Saturday, April 14, 2007

Where did Global Warming Go?



With the record cold temperatures recorded across the nation this past week, there's only one thing I can think of: Global Warming. Farmers of strawberry, peach and citrus crops are devastated by the not-so-much unusually late, but unusually cold and long cold snap we've been trudging through. I know that the strawberries at my house have never looked worse, except back in January.

I rather enjoy it when someone poses the argument to me that this cold snap is temporary and normal, but all and all we're getting warmer. I ask them: If the cold is temporary and normal, how come when we have heat waves it's global warming and not temporary and normal? How come you say that there are natural fluctuations in temperature when your view is threatened and it's cold, but go deaf and dumb when the tables are turned?

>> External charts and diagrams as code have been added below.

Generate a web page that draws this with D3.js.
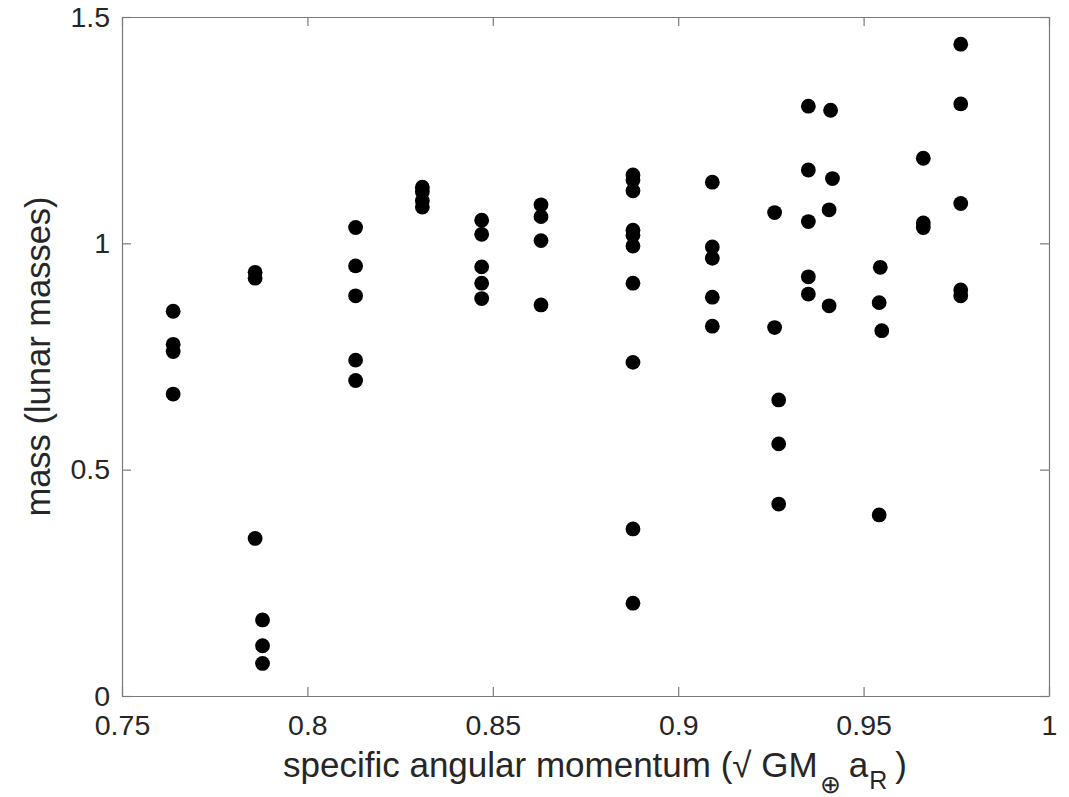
<!DOCTYPE html>
<html>
<head>
<meta charset="utf-8">
<script src="https://cdn.jsdelivr.net/npm/d3@7"></script>
<style>
  body { margin: 0; background: #fff; }
  svg { display: block; font-family: "Liberation Sans", Arial, sans-serif; }
</style>
</head>
<body>
<svg id="chart"></svg>
<script>
const width = 1069;
const height = 797;
const margin = {top: 17, right: 20, bottom: 101, left: 122};

// specific angular momentum of each point
const momentum = [
  0.7638, 0.7638, 0.7638, 0.7638,
  0.7859, 0.7859, 0.7859, 0.7879, 0.7879, 0.7879,
  0.8130, 0.8130, 0.8130, 0.8130, 0.8130,
  0.8310, 0.8310, 0.8310, 0.8310,
  0.8470, 0.8470, 0.8470, 0.8470, 0.8470,
  0.8630, 0.8630, 0.8630, 0.8630,
  0.8878, 0.8878, 0.8878, 0.8878, 0.8878, 0.8878, 0.8878, 0.8878, 0.8878, 0.8878,
  0.9092, 0.9092, 0.9092, 0.9092, 0.9092,
  0.9260, 0.9260, 0.9271, 0.9271, 0.9271,
  0.9351, 0.9351, 0.9351, 0.9351, 0.9351,
  0.9411, 0.9416, 0.9407, 0.9407,
  0.9545, 0.9542, 0.9549, 0.9542,
  0.9661, 0.9661, 0.9661,
  0.9762, 0.9762, 0.9762, 0.9762, 0.9762
];

// mass (lunar masses) of each point
const mass = [
  0.850, 0.777, 0.761, 0.667,
  0.936, 0.923, 0.348, 0.168, 0.111, 0.072,
  1.035, 0.950, 0.884, 0.742, 0.697,
  1.124, 1.114, 1.094, 1.080,
  1.051, 1.020, 0.948, 0.912, 0.878,
  1.085, 1.059, 1.006, 0.864,
  1.151, 1.140, 1.116, 1.029, 1.018, 0.994, 0.912, 0.737, 0.369, 0.205,
  1.135, 0.992, 0.967, 0.881, 0.817,
  1.068, 0.814, 0.654, 0.557, 0.424,
  1.303, 1.162, 1.048, 0.926, 0.888,
  1.294, 1.143, 1.074, 0.862,
  0.947, 0.869, 0.807, 0.400,
  1.188, 1.045, 1.035,
  1.440, 1.308, 1.088, 0.897, 0.884
];

const xTicks = [0.75, 0.8, 0.85, 0.9, 0.95, 1];
const xTickLabels = ["0.75", "0.8", "0.85", "0.9", "0.95", "1"];
const yTicks = [0, 0.5, 1, 1.5];
const yTickLabels = ["0", "0.5", "1", "1.5"];

const w = width - margin.left - margin.right;
const h = height - margin.top - margin.bottom;

const svg = d3.select("#chart")
  .attr("width", width)
  .attr("height", height);

const g = svg.append("g")
  .attr("transform", `translate(${margin.left},${margin.top})`);

const x = d3.scaleLinear().domain([0.75, 1]).range([0, w]);
const y = d3.scaleLinear().domain([0, 1.5]).range([h, 0]);

const axisColor = "#7a7a7a";
const textColor = "#262626";
const tickLen = 9;

// box axes, ticks pointing inward on all four sides
function styleAxis(sel) {
  sel.select(".domain").attr("stroke", axisColor).attr("stroke-width", 1.2);
  sel.selectAll(".tick line").attr("stroke", axisColor).attr("stroke-width", 1.2);
  sel.selectAll(".tick text").attr("fill", textColor).style("font-size", "28.5px");
}

g.append("g")
  .attr("transform", `translate(0,${h})`)
  .call(d3.axisBottom(x).tickValues(xTicks).tickSizeInner(-tickLen).tickSizeOuter(0)
    .tickPadding(19).tickFormat((d, i) => xTickLabels[i]))
  .call(styleAxis);

g.append("g")
  .call(d3.axisTop(x).tickValues(xTicks).tickSizeInner(-tickLen).tickSizeOuter(0)
    .tickFormat(""))
  .call(styleAxis);

g.append("g")
  .call(d3.axisLeft(y).tickValues(yTicks).tickSizeInner(-tickLen).tickSizeOuter(0)
    .tickPadding(12).tickFormat((d, i) => yTickLabels[i]))
  .call(styleAxis);

g.append("g")
  .attr("transform", `translate(${w},0)`)
  .call(d3.axisRight(y).tickValues(yTicks).tickSizeInner(-tickLen).tickSizeOuter(0)
    .tickFormat(""))
  .call(styleAxis);

// points
g.append("g")
  .selectAll("circle")
  .data(momentum.map((m, i) => ({m, mass: mass[i]})))
  .join("circle")
  .attr("cx", d => x(d.m))
  .attr("cy", d => y(d.mass))
  .attr("r", 7.4)
  .attr("fill", "#000");

// axis labels
const xLabel = svg.append("text")
  .attr("x", 283)
  .attr("y", 777)
  .attr("text-anchor", "start")
  .attr("fill", textColor)
  .style("font-size", "35px");
xLabel.append("tspan").text("specific angular momentum (\u221A GM");
xLabel.append("tspan").attr("dy", 16).attr("dx", 2).style("font-size", "25px").text("\u2295");
xLabel.append("tspan").attr("dy", -16).attr("dx", 8).text("a");
xLabel.append("tspan").attr("dy", 12).attr("dx", 1).style("font-size", "25px").text("R");
xLabel.append("tspan").attr("dy", -12).attr("dx", 8).text(")");

svg.append("text")
  .attr("transform", `translate(50,${margin.top + h / 2}) rotate(-90)`)
  .attr("text-anchor", "middle")
  .attr("fill", textColor)
  .style("font-size", "34.5px")
  .text("mass (lunar masses)");
</script>
</body>
</html>
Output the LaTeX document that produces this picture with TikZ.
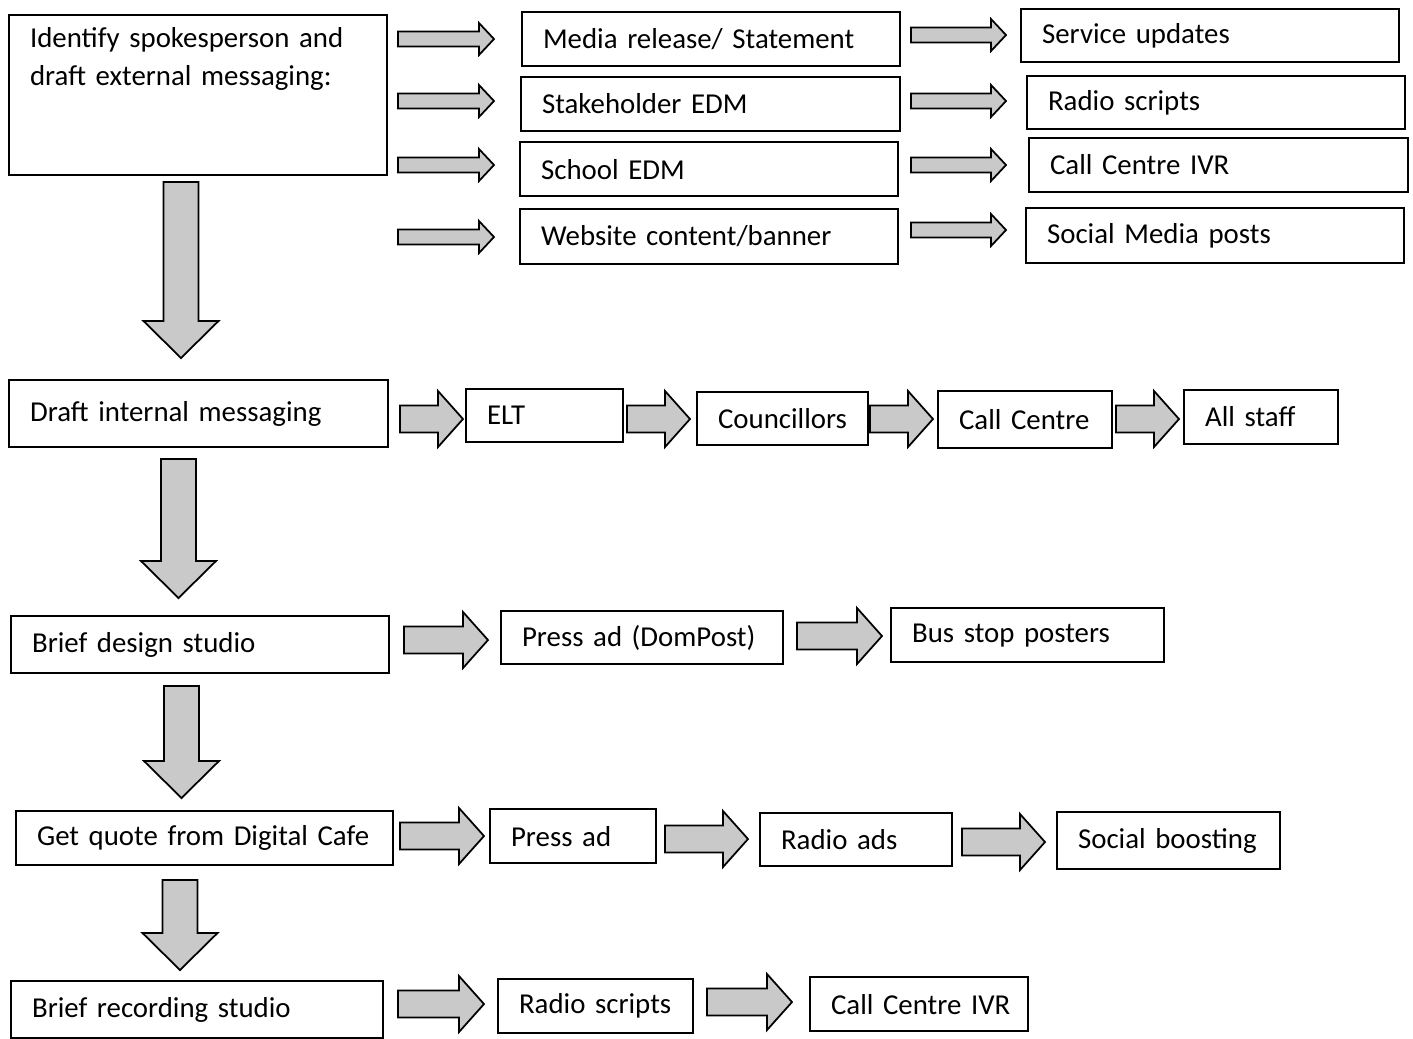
\documentclass[tikz,border=0pt]{standalone}
\usepackage{fontspec}
\setmainfont{Carlito}
\usepackage{tikz}
\usetikzlibrary{positioning}

\tikzset{
	box/.style 2 args={draw, line width=0.6pt, anchor=north west, align=left,
		inner xsep=0pt, inner ysep=0pt, minimum width=#1cm, minimum height=#2cm,
		text width=#1cm, font=\fontsize{8.2}{10.8}\selectfont,
		execute at begin node={\hspace*{0.21cm}}},
	blockarrow/.style={draw, line width=0.5pt, fill=gray!42}
}

% block arrows: tail x, tip x, centre y
\newcommand{\thinarr}[3]{\draw[blockarrow] (#1,#3-7.5) -- (#2-15,#3-7.5) -- (#2-15,#3-16) -- (#2,#3)
	-- (#2-15,#3+16) -- (#2-15,#3+7.5) -- (#1,#3+7.5) -- cycle;}
\newcommand{\bigarr}[3]{\draw[blockarrow] (#1,#3-13.5) -- (#2-25,#3-13.5) -- (#2-25,#3-28) -- (#2,#3)
	-- (#2-25,#3+28) -- (#2-25,#3+13.5) -- (#1,#3+13.5) -- cycle;}
% centre x, top y, tip y
\newcommand{\downarr}[3]{\draw[blockarrow] (#1-17.5,#2) -- (#1+17.5,#2) -- (#1+17.5,#3-37) -- (#1+37.5,#3-37)
	-- (#1,#3) -- (#1-37.5,#3-37) -- (#1-17.5,#3-37) -- cycle;}

\begin{document}
\begin{tikzpicture}[x=0.01cm, y=-0.01cm]
	\useasboundingbox (0,0) rectangle (1413,1038);

	% external messaging
	\path (8,14) node (ident) [box={3.78}{1.60}] {\parbox[c][1.36cm][t]{3.4cm}{\raggedright Identify spokesperson and\\draft external messaging:}}
		  (521,11) node (media) [box={3.78}{0.54}] {Media release/ Statement}
		  (520,76) node (stake) [box={3.79}{0.54}] {Stakeholder EDM}
		  (519,141) node (school) [box={3.78}{0.54}] {School EDM}
		  (519,208) node (web) [box={3.78}{0.55}] {Website content/banner}
		  (1020,8) node (serv) [box={3.78}{0.53}] {Service updates}
		  (1026,75) node (radio1) [box={3.78}{0.53}] {Radio scripts}
		  (1028,137) node (ivr1) [box={3.79}{0.54}] {Call Centre IVR}
		  (1025,207) node (social) [box={3.78}{0.55}] {Social Media posts};
	\foreach \y in {39,101,165,237} {\thinarr{398}{494}{\y}}
	\foreach \y in {35,101,165,230} {\thinarr{911}{1006}{\y}}
	\downarr{181}{182}{358}

	% internal messaging
	\path (8,379) node (internal) [box={3.79}{0.67}] {Draft internal messaging}
		  (465,388) node (elt) [box={1.57}{0.53}] {ELT}
		  (696,391) node (council) [box={1.71}{0.53}] {Councillors}
		  (937,390) node (callc) [box={1.74}{0.57}] {Call Centre}
		  (1183,389) node (staff) [box={1.54}{0.54}] {All staff};
	\foreach \x in {400,627,870,1116} {\bigarr{\x}{\x+63}{419}}
	\downarr{178.5}{459}{598}

	% design studio
	\path (10,615) node (design) [box={3.78}{0.57}] {Brief design studio}
		  (500,610) node (dompost) [box={2.82}{0.53}] {Press ad (DomPost)}
		  (890,607) node (busstop) [box={2.73}{0.54}] {Bus stop posters};
	\bigarr{404}{488}{640}
	\bigarr{797}{882}{636}
	\downarr{181.5}{686}{798}

	% digital cafe
	\path (15,810) node (quote) [box={3.77}{0.54}] {Get quote from Digital Cafe}
		  (489,808) node (pressad) [box={1.66}{0.54}] {Press ad}
		  (759,812) node (radioads) [box={1.92}{0.53}] {Radio ads}
		  (1056,811) node (boost) [box={2.23}{0.57}] {Social boosting};
	\bigarr{400}{484}{836}
	\bigarr{665}{748}{839}
	\bigarr{962}{1045}{842}
	\downarr{180}{880}{970}

	% recording studio
	\path (10,980) node (recording) [box={3.72}{0.57}] {Brief recording studio}
		  (497,978) node (radio2) [box={1.95}{0.54}] {Radio scripts}
		  (809,976) node (ivr2) [box={2.18}{0.54}] {Call Centre IVR};
	\bigarr{398}{484}{1004}
	\bigarr{707}{792}{1002}
\end{tikzpicture}
\end{document}
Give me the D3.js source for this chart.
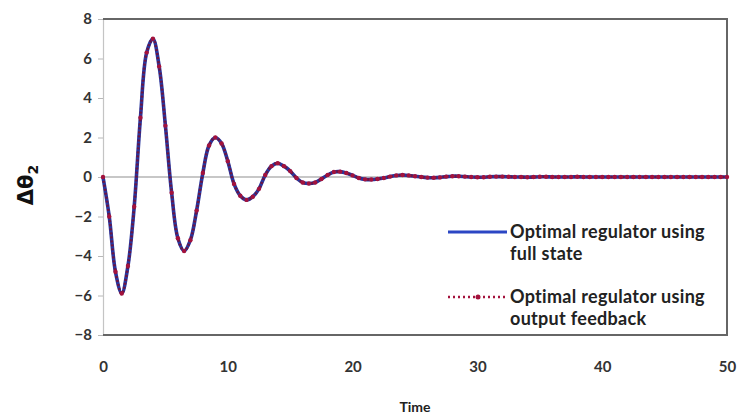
<!DOCTYPE html>
<html>
<head>
<meta charset="utf-8">
<script src="https://cdn.jsdelivr.net/npm/d3@7/dist/d3.min.js"></script>
<style>
  html, body { margin: 0; padding: 0; background: #fff; }
  svg { display: block; }
</style>
</head>
<body>
<svg id="chart" width="739" height="418"></svg>
<script>
// ---- data ----
const time = [
  0, 0.5, 1, 1.5, 2, 2.5, 3, 3.5, 4, 4.5, 5, 5.5, 6, 6.5, 7, 7.5, 8, 8.5, 9, 9.5,
  10, 10.5, 11, 11.5, 12, 12.5, 13, 13.5, 14, 14.5, 15, 15.5, 16, 16.5, 17, 17.5, 18, 18.5, 19, 19.5,
  20, 20.5, 21, 21.5, 22, 22.5, 23, 23.5, 24, 24.5, 25, 25.5, 26, 26.5, 27, 27.5, 28, 28.5, 29, 29.5,
  30, 30.5, 31, 31.5, 32, 32.5, 33, 33.5, 34, 34.5, 35, 35.5, 36, 36.5, 37, 37.5, 38, 38.5, 39, 39.5,
  40, 40.5, 41, 41.5, 42, 42.5, 43, 43.5, 44, 44.5, 45, 45.5, 46, 46.5, 47, 47.5, 48, 48.5, 49, 49.5, 50
];
const fullState = [
  0, -2.0, -4.8, -5.9, -4.5, -1.5, 3.0, 6.3, 7.0, 5.6, 2.6, -0.8, -3.1, -3.75, -3.2, -1.7, 0.2, 1.6, 2.0, 1.7,
  0.8, -0.35, -0.95, -1.16, -1.0, -0.6, 0.1, 0.55, 0.7, 0.55, 0.3, -0.05, -0.28, -0.33, -0.28, -0.1, 0.1, 0.25, 0.27, 0.2,
  0.08, -0.05, -0.12, -0.13, -0.1, -0.05, 0.02, 0.08, 0.1, 0.08, 0.04, 0.0, -0.03, -0.04, -0.02, 0.02, 0.04, 0.04, 0.02, 0.0,
  -0.01, -0.01, 0.01, 0.02, 0.02, 0.01, 0.0, 0.0, -0.01, 0.0, 0.01, 0.01, 0.0, 0.0, 0.0, 0.0, 0.01, 0.0, 0.0, 0.0,
  0.0, 0.0, 0.0, 0.0, 0.0, 0.0, 0.0, 0.0, 0.0, 0.0, 0.0, 0.0, 0.0, 0.0, 0.0, 0.0, 0.0, 0.0, 0.0, 0.0, 0.0
];
const outputFeedback = [
  0, -2.0, -4.8, -5.9, -4.5, -1.5, 3.0, 6.3, 7.0, 5.6, 2.6, -0.8, -3.1, -3.75, -3.2, -1.7, 0.2, 1.6, 2.0, 1.7,
  0.8, -0.35, -0.95, -1.16, -1.0, -0.6, 0.1, 0.55, 0.7, 0.55, 0.3, -0.05, -0.28, -0.33, -0.28, -0.1, 0.1, 0.25, 0.27, 0.2,
  0.08, -0.05, -0.12, -0.13, -0.1, -0.05, 0.02, 0.08, 0.1, 0.08, 0.04, 0.0, -0.03, -0.04, -0.02, 0.02, 0.04, 0.04, 0.02, 0.0,
  -0.01, -0.01, 0.01, 0.02, 0.02, 0.01, 0.0, 0.0, -0.01, 0.0, 0.01, 0.01, 0.0, 0.0, 0.0, 0.0, 0.01, 0.0, 0.0, 0.0,
  0.0, 0.0, 0.0, 0.0, 0.0, 0.0, 0.0, 0.0, 0.0, 0.0, 0.0, 0.0, 0.0, 0.0, 0.0, 0.0, 0.0, 0.0, 0.0, 0.0, 0.0
];
const xTicks = [0, 10, 20, 30, 40, 50];
const yTicks = [-8, -6, -4, -2, 0, 2, 4, 6, 8];
const seriesNames = [
  ["Optimal regulator using", "full state"],
  ["Optimal regulator using", "output feedback"]
];
const xTitle = "Time";

// ---- layout ----
const svg = d3.select("#chart");
const L = 103, R = 727, T = 19, B = 335;
const x = d3.scaleLinear().domain([0, 50]).range([L, R]);
const y = d3.scaleLinear().domain([-8, 8]).range([B, T]);
const font = "Lato, 'Open Sans', sans-serif";

svg.append("rect").attr("width", 739).attr("height", 418).attr("fill", "#fff");

// zero line
svg.append("line").attr("x1", L).attr("x2", R).attr("y1", y(0)).attr("y2", y(0))
  .attr("stroke", "#b4b4b4").attr("stroke-width", 1.5);

// left axis
const yAxis = d3.axisLeft(y).tickValues(yTicks).tickSize(5).tickPadding(6).tickFormat(d3.format("d"));
const gy = svg.append("g").attr("transform", `translate(${L},0)`).call(yAxis);
gy.select(".domain").attr("stroke", "#c4c4c4").attr("stroke-width", 1.2);
gy.selectAll(".tick line").attr("stroke", "#b8b8b8");
gy.selectAll(".tick text").attr("font-family", font).attr("font-weight", "bold")
  .attr("font-size", 15).attr("fill", "#333");

// bottom axis labels
const xAxis = d3.axisBottom(x).tickValues(xTicks).tickSize(0).tickPadding(26).tickFormat(d3.format("d"));
const gx = svg.append("g").attr("transform", `translate(0,${B})`).call(xAxis);
gx.select(".domain").remove();
gx.selectAll(".tick text").attr("font-family", font).attr("font-weight", "bold")
  .attr("font-size", 15).attr("fill", "#333");

// frame (top, right, bottom)
svg.append("path")
  .attr("d", `M${L},${T}H${R}V${B}H${L}`)
  .attr("fill", "none").attr("stroke", "#666").attr("stroke-width", 2);

// series
const pts1 = time.map((t, i) => [t, fullState[i]]);
const pts2 = time.map((t, i) => [t, outputFeedback[i]]);
const line = d3.line().x(d => x(d[0])).y(d => y(d[1])).curve(d3.curveCatmullRom.alpha(0.5));

svg.append("path").attr("d", line(pts1)).attr("fill", "none")
  .attr("stroke", "#28369e").attr("stroke-width", 3.6).attr("stroke-linejoin", "round");
svg.append("path").attr("d", line(pts2)).attr("fill", "none")
  .attr("stroke", "#6e1440").attr("stroke-width", 2.6).attr("stroke-dasharray", "2,2");
svg.append("g").selectAll("circle").data(pts2).join("circle")
  .attr("cx", d => x(d[0])).attr("cy", d => y(d[1])).attr("r", 2.2)
  .attr("fill", "#a3123c");

// axis titles
svg.append("text").attr("x", (L + R) / 2).attr("y", 412).attr("text-anchor", "middle")
  .attr("font-family", font).attr("font-weight", "bold").attr("font-size", 14).attr("fill", "#222")
  .text(xTitle);

const yt = svg.append("text").attr("transform", "translate(33,185) rotate(-90)")
  .attr("text-anchor", "middle").attr("font-family", "'DejaVu Sans', sans-serif")
  .attr("font-weight", "bold").attr("font-size", 21).attr("fill", "#111");
yt.append("tspan").text("Δθ");
yt.append("tspan").attr("font-size", 14).attr("dy", 5).text("2");

// legend
const legY = [232, 297];
const lg = svg.append("g");
lg.append("line").attr("x1", 448).attr("x2", 507).attr("y1", legY[0]).attr("y2", legY[0])
  .attr("stroke", "#2b46c4").attr("stroke-width", 3);
lg.append("line").attr("x1", 448).attr("x2", 507).attr("y1", legY[1]).attr("y2", legY[1])
  .attr("stroke", "#a3123c").attr("stroke-width", 2.4).attr("stroke-dasharray", "2,3");
lg.append("circle").attr("cx", 478).attr("cy", legY[1]).attr("r", 2.5).attr("fill", "#a3123c");

seriesNames.forEach((lines, i) => {
  lines.forEach((s, j) => {
    lg.append("text").attr("x", 510).attr("y", legY[i] + j * 22).attr("dy", "0.35em")
      .attr("font-family", font).attr("font-weight", "bold").attr("letter-spacing", 0.3)
      .attr("font-size", 18).attr("fill", "#222").text(s);
  });
});
</script>
</body>
</html>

I read this week that Hawaii had freezing temperatures last week. Hawaii! I see each and every day more and more stories of record cold, devastating frost on crops, gas bills growing again, yet I turn on the Weather Channel the other night, and for five minutes. . . five full minutes. . . I stared, gape-jawed at the TV with my wife patting my back, trying to keep me from snapping like the fragile twig that I am, because for those five minutes, all that was covered on The Weather Channel was global warming. It was snowing outside and my furnace was running here, the second week of April, yet here were two smiling faces talking about how troubled the world is, and how we're not doing anything to help, and basically, "we're all gonna die".

The TV magically changed channels (my wife may have had something to do with it) and life went on, until last night, when I hear some moron ranting on about how in 'x' amount of years we will be OUT of water. That's right, global warming will dry up all the usable water on earth and we will all die of thirst.

Now, I seem to recall learning in science when I was in grade-school that the water that is here is the same water that the dinosaurs were drinking, and that water never really goes away, it is merely recycled. Huh. Physics must have changed in the past 15 years, oh, wait, that's right. Now it benefits the Doom and Gloomers to say that there won't be any water for their children.

Before we were out of water, the terrible heat was going to wipe out all crops on the planet and we were going to starve, but since it's cold, now we're going to die of thirst. Gotcha.

I rather like these arguments. The most recent, I'd like to ask: Where is the water going?

The first argument (where the heat will devastate crops) I'd like you to ponder this: Wouldn't shorter winters and longer summers mean longer growing seasons and more food? On the topic of food supplies, since many of the tree-huggers want a full switch to bio-diesel, which takes food from the mouths of livestock, us, and (gasp) the children to produce it, isn't that an issue? I'm not making that up. Cattle farmers are distraught because feed prices are going up for them because everyone is selling their corn to bio-diesel plants, which increases demand, which drives up prices. Welcome to the free market system of supply and demand.

If the environmentalist are concerned about hunger and thirst as they claim, wouldn't they hop off the bio-diesel bandwagon? Nope, because it's not about hunger, thirst, fuel or anything like that, it's about their own narrow view of things. Remember the hole in the ozone layer that they couldn't make up their mind if it was causing global warming or was caused by it?

Now don't get me started on all those touting how 'green' we should all be living while flying around in their jumbo-jets and limos, while living in several multi-thousand square foot houses (Al Gore, Madonna, John Edwards, Bono. . . I could go on).

I don’t know about you, but my rose bushes and I could go for a little warming right about now.